Topic: k-transitivity and primitivity of an action
Edward van de Meent (Feb 05 2024 at 21:38):
given some instance of SMul G M, G acts k-transitively on M (and the action of G on M is k-transitive) when every function defined on k elements of M is the restriction of the action of (g:G) on M
given some instance of SMul G M, G acts primitively on M (and the action of G on M is primitive) when given some partition of M (dictated by an equivalence relation R) such that the action of every (g:G) keeps the partition intact, that partition is either top or bottom (i.e. either you have a single subset containing all elements of M, or you have a singleton for every element)
is there code for this? i couldn't find it.
Anatole Dedecker (Feb 05 2024 at 21:57):
@Antoine Chambert-Loir Did you define this as part of your work on permutation groups ?
Antoine Chambert-Loir (Feb 05 2024 at 22:03):
Yes ! but it's not in mathlib yet. (To be in mathlib, I need to have branch#SMulSemiHom merged…)
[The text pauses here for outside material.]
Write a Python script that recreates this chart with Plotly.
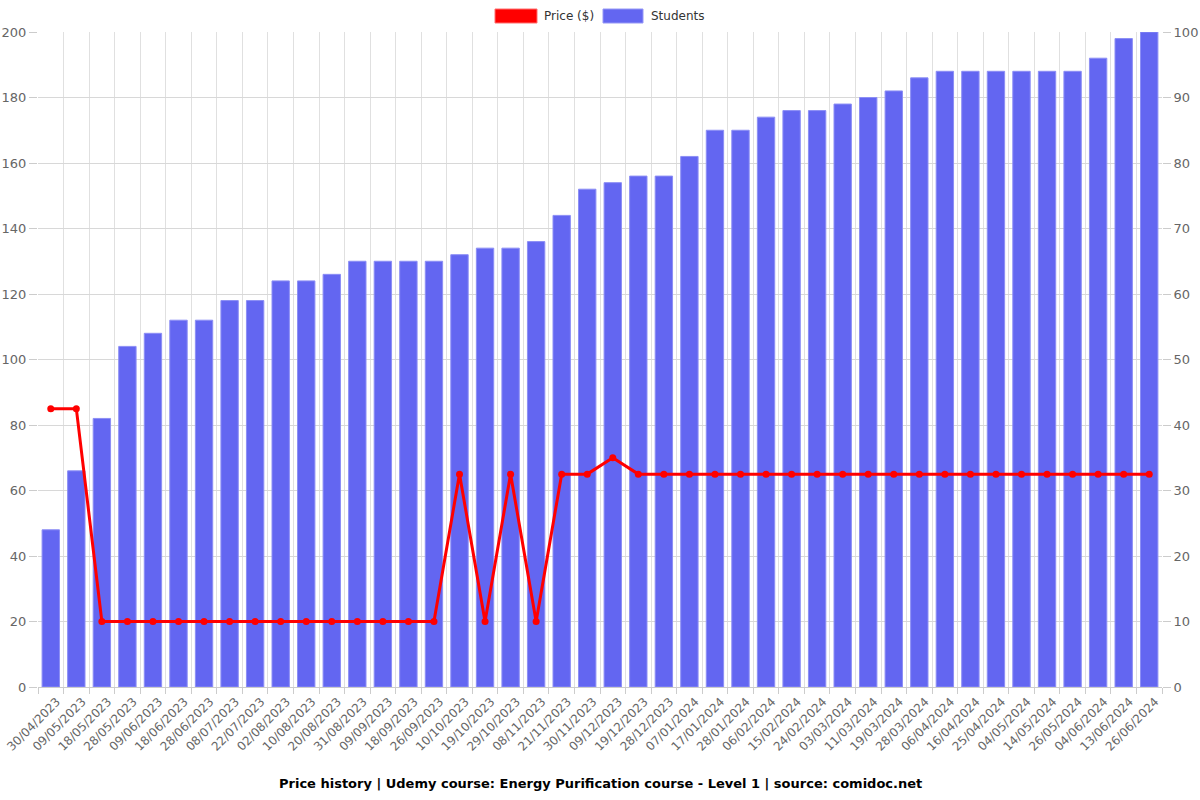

However, it can be accessed at https://github.com/AntoineChambert-Loir/Jordan4/tree/main/Jordan
Multiple transitivity is at https://github.com/AntoineChambert-Loir/Jordan4/blob/735924420678d50f4618b8c11057fe1c3b9d50be/Jordan/MultipleTransitivity.lean#L115
Primitivity is at https://github.com/AntoineChambert-Loir/Jordan4/blob/735924420678d50f4618b8c11057fe1c3b9d50be/Jordan/Primitive.lean#L112
Edward van de Meent (Feb 05 2024 at 22:22):
in case someone else is searching for the same thing: 1-transitivity is already defined, see here in the docs
Last updated: May 02 2025 at 03:31 UTC